The future world created by Venditti has a great deal of potential. In creating the concept of the surrogate, Venditti has shown that even when race and gender are no longer factors in decisions, our innate prejudices still rise to the top. Additionally, remove race and gender as social factors, and you are left with religion. While the religion in The Surrogates is extreme and cultic Christianity, it could just has easily have been any other religion's fanatics. For the location and time frame of the story, Christianity makes the most sense.

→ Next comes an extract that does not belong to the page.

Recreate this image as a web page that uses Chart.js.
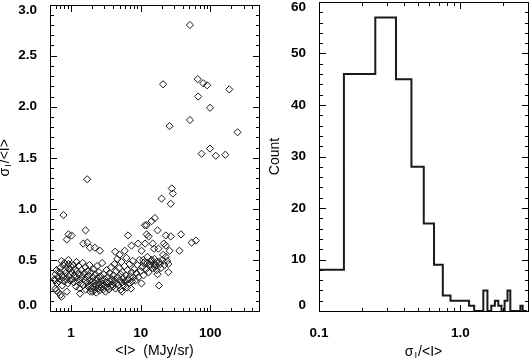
<!DOCTYPE html>
<html>
<head>
<meta charset="utf-8">
<script src="https://cdn.jsdelivr.net/npm/chart.js@4.4.1/dist/chart.umd.min.js"></script>
<style>
  body { margin: 0; background: #fff; }
  #wrap { position: relative; width: 529px; height: 360px; }
  canvas { position: absolute; top: 0; }
  #left { left: 0; }
  #right { left: 265px; }
  .ink { position: absolute; background: #000; pointer-events: none; }
</style>
</head>
<body>
<div id="wrap">
  <canvas id="left" width="265" height="360"></canvas>
  <canvas id="right" width="264" height="360"></canvas>
</div>
<script>
// scatter: [<I> (MJy/sr), sigma_I/<I>]
const scatterPoints = [
  [51,2.80],[21,2.22],[66,2.27],[79,2.23],[90,2.21],[187,2.17],[67,2.10],[99,1.99],[51,1.87],[26,1.81],
  [246,1.75],[99,1.59],[75,1.54],[120,1.52],[164,1.53],[1.71,1.29],
  [28,1.20],[29,1.15],[20,1.10],[27,1.05],
  [0.78,0.94],[16,0.91],[14.4,0.88],[12.2,0.84],[11.5,0.84],[1.62,0.79],[17.5,0.79],[0.92,0.75],[1.02,0.74],[0.87,0.70],
  [12.2,0.75],[13,0.73],[6.6,0.74],[38,0.75],[27,0.73],[23,0.74],[62,0.69],[54,0.67],[1.5,0.66],[1.72,0.67],
  [1.87,0.62],[2.2,0.62],[2.6,0.59],[11.6,0.66],[14.9,0.66],[21.6,0.66],[23,0.64],[7.4,0.64],[9.2,0.66],[15.6,0.61],
  [26,0.59],[36,0.59],[10.3,0.59],[5.9,0.59],[18,0.61],[21,0.55],[23,0.53],[4.3,0.58],[5.0,0.55],
  [0.73,0.49],[0.92,0.50],[1.2,0.48],[0.62,0.40],[0.59,0.30],[0.62,0.20],[0.73,0.14],[0.87,0.19],[1.35,0.17],[18.3,0.25],
  [25,0.38],[25,0.46],[17,0.40],[10.3,0.27],[5.4,0.19],[4.0,0.24],[1.9,0.19],
  [10.9,0.50],[11,0.47],[12.5,0.47],[13.5,0.44],[14.5,0.50],[15.5,0.46],[16,0.43],[17,0.48],[19,0.46],
  [0.58,0.31],[0.6,0.36],[0.62,0.40],[0.63,0.27],[0.65,0.33],[0.67,0.29],[0.68,0.38],[0.7,0.42],[0.72,0.31],[0.74,0.35],
  [0.75,0.25],[0.77,0.45],[0.78,0.33],[0.8,0.29],[0.82,0.40],[0.84,0.37],[0.86,0.31],[0.88,0.43],[0.9,0.27],[0.93,0.34],
  [0.95,0.41],[0.97,0.30],[0.98,0.36],[0.6,0.22],[0.66,0.18],[0.71,0.16],[0.8,0.47],[0.92,0.46],[0.99,0.44],
  [1.03,0.38],[1.05,0.31],[1.08,0.45],[1.1,0.28],[1.12,0.35],[1.15,0.41],[1.18,0.24],[1.2,0.33],[1.22,0.39],[1.25,0.29],
  [1.28,0.44],[1.3,0.36],[1.33,0.22],[1.36,0.31],[1.4,0.27],[1.42,0.40],[1.45,0.34],[1.48,0.47],[1.5,0.25],[1.55,0.37],
  [1.58,0.30],[1.6,0.43],[1.63,0.21],[1.66,0.33],[1.7,0.28],[1.73,0.39],[1.76,0.24],[1.8,0.35],[1.84,0.45],[1.87,0.30],
  [1.9,0.26],[1.94,0.38],[1.97,0.22],
  [2.02,0.29],[2.05,0.19],[2.08,0.33],[2.1,0.24],[2.13,0.41],[2.16,0.27],[2.2,0.21],[2.23,0.36],[2.26,0.30],[2.3,0.18],
  [2.33,0.25],[2.37,0.44],[2.4,0.32],[2.44,0.22],[2.48,0.28],[2.52,0.38],[2.56,0.20],[2.6,0.26],[2.65,0.34],[2.7,0.23],
  [2.75,0.30],[2.8,0.47],[2.85,0.27],[2.9,0.21],[2.95,0.36],[3.0,0.25],[3.06,0.31],[3.12,0.19],[3.18,0.28],[3.24,0.40],
  [3.3,0.23],[3.36,0.33],[3.42,0.27],[3.5,0.21],[3.57,0.37],[3.64,0.29],[3.7,0.24],[3.78,0.43],[3.85,0.31],[3.92,0.26],
  [4.05,0.35],[4.12,0.28],[4.2,0.46],[4.28,0.31],[4.36,0.22],[4.45,0.39],[4.53,0.27],[4.62,0.51],[4.7,0.33],[4.8,0.25],
  [4.9,0.42],[5.0,0.30],[5.1,0.36],[5.2,0.21],[5.3,0.48],[5.4,0.28],[5.5,0.38],[5.62,0.32],[5.75,0.25],[5.87,0.44],
  [6.0,0.29],[6.12,0.35],[6.25,0.52],[6.38,0.23],[6.5,0.40],[6.65,0.31],[6.8,0.27],[6.95,0.46],[7.1,0.34],[7.25,0.22],
  [7.4,0.38],[7.55,0.29],[7.7,0.49],[7.85,0.33],
  [8.1,0.41],[8.4,0.30],[8.7,0.37],[9.0,0.45],[9.3,0.33],[9.6,0.50],[10.0,0.39],[10.5,0.43],[11.0,0.35],[11.5,0.48],
  [12.0,0.41],[12.5,0.53],[13.0,0.38],[13.6,0.46],[14.2,0.49],[15.0,0.42],[15.8,0.51],[16.5,0.45],[17.5,0.36],[18.5,0.48],
  [19.5,0.42],[20.5,0.50],[22,0.45],[24,0.49]
];

// histogram of sigma_I/<I>, bins of width 0.1
const histBins = [0.1,0.2,0.3,0.4,0.5,0.6,0.7,0.8,0.9,1.0,1.1,1.2,1.3,1.4,1.5,1.6,1.7,1.8,1.9,2.0,2.1,2.2,2.3,2.4,2.5,2.6,2.7,2.8,2.9];
const histCounts = [8,46,57,45,28,17,9,3,2,2,2,1,0,0,4,0,1,2,1,0,2,4,0,0,0,0,1,0,0];
const binWidth = 0.1;

const leftXTicks = [1, 10, 100];
const leftXLabels = ['1', '10', '100'];
const rightXTicks = [0.1, 1];
const rightXLabels = ['0.1', '1.0'];

const FAMILY = '"Liberation Sans", Arial, Helvetica, sans-serif';
const tickFont = {family: FAMILY, size: 13.5, weight: 'bold', lineHeight: 1.2};
const yTickFont = {family: FAMILY, size: 13.5, weight: 'bold', lineHeight: 0.8};
const titleFont = {family: FAMILY, size: 14, weight: 'normal', lineHeight: 1.2};

const logMinors = (min, max, majors) => {
  let out = [];
  for (let d = Math.pow(10, Math.floor(Math.log10(min))); d < max; d *= 10) {
    for (let k = 1; k < 10; k++) {
      let v = +(k * d).toPrecision(3);
      if (v > min && v < max && !majors.includes(v)) out.push(v);
    }
  }
  return out;
};
const linMinors = (min, max, step, every) => {
  let out = [];
  let n = Math.round((max - min) / step);
  for (let i = 1; i < n; i++) {
    if (i % every != 0) out.push(+(min + i * step).toFixed(3));
  }
  return out;
};

const noPad = s => { s.paddingLeft = 0; s.paddingRight = 0; s.paddingTop = 0; s.paddingBottom = 0; };

// σ_I/<I> の軸タイトル (下付き文字)
const sigmaParts = [['σ', 14, 0], ['I', 9.5, 3.5], ['/<I>', 14, 0]];
const makeSigmaTitle = (axis, pos) => ({
  id: 'sigmaTitle',
  afterDraw(chart) {
    const ctx = chart.ctx, a = chart.chartArea;
    ctx.save();
    ctx.fillStyle = '#000';
    ctx.textBaseline = 'middle';
    ctx.textAlign = 'left';
    if (axis == 'y') {
      ctx.translate(pos, (a.top + a.bottom) / 2);
      ctx.rotate(-Math.PI / 2);
    } else {
      ctx.translate((a.left + a.right) / 2, pos);
    }
    let widths = sigmaParts.map(p => { ctx.font = p[1] + 'px ' + FAMILY; return ctx.measureText(p[0]).width; });
    let x = -(widths.reduce((s, w) => s + w, 0) + 2) / 2;
    sigmaParts.forEach((p, i) => {
      ctx.font = p[1] + 'px ' + FAMILY;
      ctx.fillText(p[0], x, p[2]);
      x += widths[i] + 1;
    });
    ctx.restore();
  }
});

// 枠と内向きの目盛り: 位置は Chart.js の chartArea と scale から取る
const addFrame = (chart, offsetX, xMinor, yMinor) => {
  const wrap = document.getElementById('wrap');
  const a = chart.chartArea;
  const sx = chart.scales.x, sy = chart.scales.y;
  const L = Math.round(a.left) + offsetX, R = Math.round(a.right) + offsetX;
  const T = Math.round(a.top), B = Math.round(a.bottom);
  const ink = (x, y, w, h) => {
    const d = document.createElement('div');
    d.className = 'ink';
    d.style.left = x + 'px';
    d.style.top = y + 'px';
    d.style.width = w + 'px';
    d.style.height = h + 'px';
    wrap.appendChild(d);
  };
  ink(L, T, R - L + 1, 1);
  ink(L, B, R - L + 1, 1);
  ink(L, T, 1, B - T + 1);
  ink(R, T, 1, B - T + 1);
  const mark = (scale, v, len) => {
    const p = Math.round(scale.getPixelForValue(v));
    if (scale.isHorizontal()) {
      ink(p + offsetX, B - len, 1, len);
      ink(p + offsetX, T + 1, 1, len);
    } else {
      ink(L + 1, p, len, 1);
      ink(R - len, p, len, 1);
    }
  };
  sx.ticks.forEach(t => mark(sx, t.value, 6));
  xMinor.forEach(v => mark(sx, v, 3));
  sy.ticks.forEach(t => mark(sy, t.value, 6));
  yMinor.forEach(v => mark(sy, v, 3));
};

// 左: 散布図
const leftChart = new Chart(document.getElementById('left'), {
  type: 'scatter',
  data: {
    datasets: [{
      data: scatterPoints.map(p => ({x: p[0], y: p[1]})),
      pointStyle: 'rectRot',
      pointRadius: 3.6,
      pointHoverRadius: 3.6,
      borderWidth: 1,
      borderColor: '#1a1a1a',
      backgroundColor: 'rgba(0,0,0,0)'
    }]
  },
  options: {
    responsive: false,
    animation: false,
    events: [],
    layout: {padding: {left: 0, right: 6, top: 2, bottom: 0}},
    plugins: {legend: {display: false}, tooltip: {enabled: false}},
    scales: {
      x: {
        type: 'logarithmic', position: 'bottom', min: 0.5, max: 500,
        grid: {display: false}, border: {display: false},
        afterBuildTicks: s => { s.ticks = leftXTicks.map(v => ({value: v})); },
        afterFit: s => { s.height = 49; noPad(s); },
        ticks: {autoSkip: false, maxRotation: 0, padding: 6, font: tickFont, color: '#000',
          callback: (v, i) => leftXLabels[i]},
        title: {display: true, text: '<I>  (MJy/sr)', font: titleFont, color: '#000', padding: {top: 0, bottom: 0}}
      },
      y: {
        type: 'linear', position: 'left', min: 0, max: 3,
        grid: {display: false}, border: {display: false},
        afterFit: s => { s.width = 50; noPad(s); },
        ticks: {stepSize: 0.5, padding: 5, font: yTickFont, color: '#000',
          callback: v => v == 3 ? ['', v.toFixed(1)] : (v == 0 ? [v.toFixed(1), ''] : v.toFixed(1))}
      }
    }
  },
  plugins: [makeSigmaTitle('y', 5)]
});
addFrame(leftChart, 0, logMinors(0.5, 500, leftXTicks), linMinors(0, 3, 0.1, 5));

// 右: ヒストグラム (階段状の線)
let histLine = [];
histBins.forEach((c, i) => {
  histLine.push({x: +(c - binWidth / 2).toFixed(3), y: histCounts[i]});
  histLine.push({x: +(c + binWidth / 2).toFixed(3), y: histCounts[i]});
});

const rightChart = new Chart(document.getElementById('right'), {
  type: 'line',
  data: {
    datasets: [{
      data: histLine,
      borderColor: '#1a1a1a',
      borderWidth: 2,
      borderJoinStyle: 'miter',
      borderCapStyle: 'butt',
      pointRadius: 0,
      fill: false,
      tension: 0
    }]
  },
  options: {
    responsive: false,
    animation: false,
    events: [],
    layout: {padding: {left: 0, right: 1, top: 2, bottom: 0}},
    plugins: {legend: {display: false}, tooltip: {enabled: false}},
    scales: {
      x: {
        type: 'logarithmic', position: 'bottom', min: 0.1, max: 3,
        grid: {display: false}, border: {display: false},
        afterBuildTicks: s => { s.ticks = rightXTicks.map(v => ({value: v})); },
        afterFit: s => { s.height = 49; noPad(s); },
        ticks: {autoSkip: false, maxRotation: 0, padding: 6, font: tickFont, color: '#000',
          callback: (v, i) => rightXLabels[i]}
      },
      y: {
        type: 'linear', position: 'left', min: 0, max: 60,
        grid: {display: false}, border: {display: false},
        afterFit: s => { s.width = 54; noPad(s); },
        ticks: {stepSize: 10, padding: 5, font: yTickFont, color: '#000',
          callback: v => v == 60 ? ['', String(v)] : (v == 0 ? [String(v), ''] : String(v))},
        title: {display: true, text: 'Count', font: titleFont, color: '#000', padding: {top: 2, bottom: 0}}
      }
    }
  },
  plugins: [makeSigmaTitle('x', 352)]
});
addFrame(rightChart, 265, logMinors(0.1, 3, rightXTicks), linMinors(0, 60, 2, 5));
</script>
</body>
</html>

I also found it daring to set the story in Georgia rather than the traditional big cities of New York, Los Angeles, or Chicago. Those cities have been used often, their unique cultures explored through science fiction. Science fiction has failed to tap into the strange and unique culture that is the Southern States. In doing so, The Surrogates has broken new ground. The story has found ample material for evaluating existing culture, and challenging our preconceptions.
The Surrogates is a fine graphic novel, and I hope that Venditti continues to write in this world. I recommend this book to all science fiction fans, cultural theorists, and comic book fans. The artwork is provocative, the story compelling, and the setting unique.
Excellent science fiction
The Surrogates is an excellent science fiction short story that happens to be a graphic novel. The plot is compelling with a well-crafted premise that extends traditional "cyberspace" works (such as the worlds created by William Gibson and P.K. Dick, as well as The Matrix), but this new space is a virtual reality based on remotely-controlled androids. The author touches on issues related race, religion, and what it means to "live" as a human. Every dialog line is well-written, and both the protagonists and antagonists are believable and worthy of empathy.
Simply amazing and original story.
Not a huge reader of the graphic novels, but I heard about the film and the whole concept of the book was interesting. The novel was compelling, original, and entertaining. I would recommend this to anyone who enjoys action and science fiction.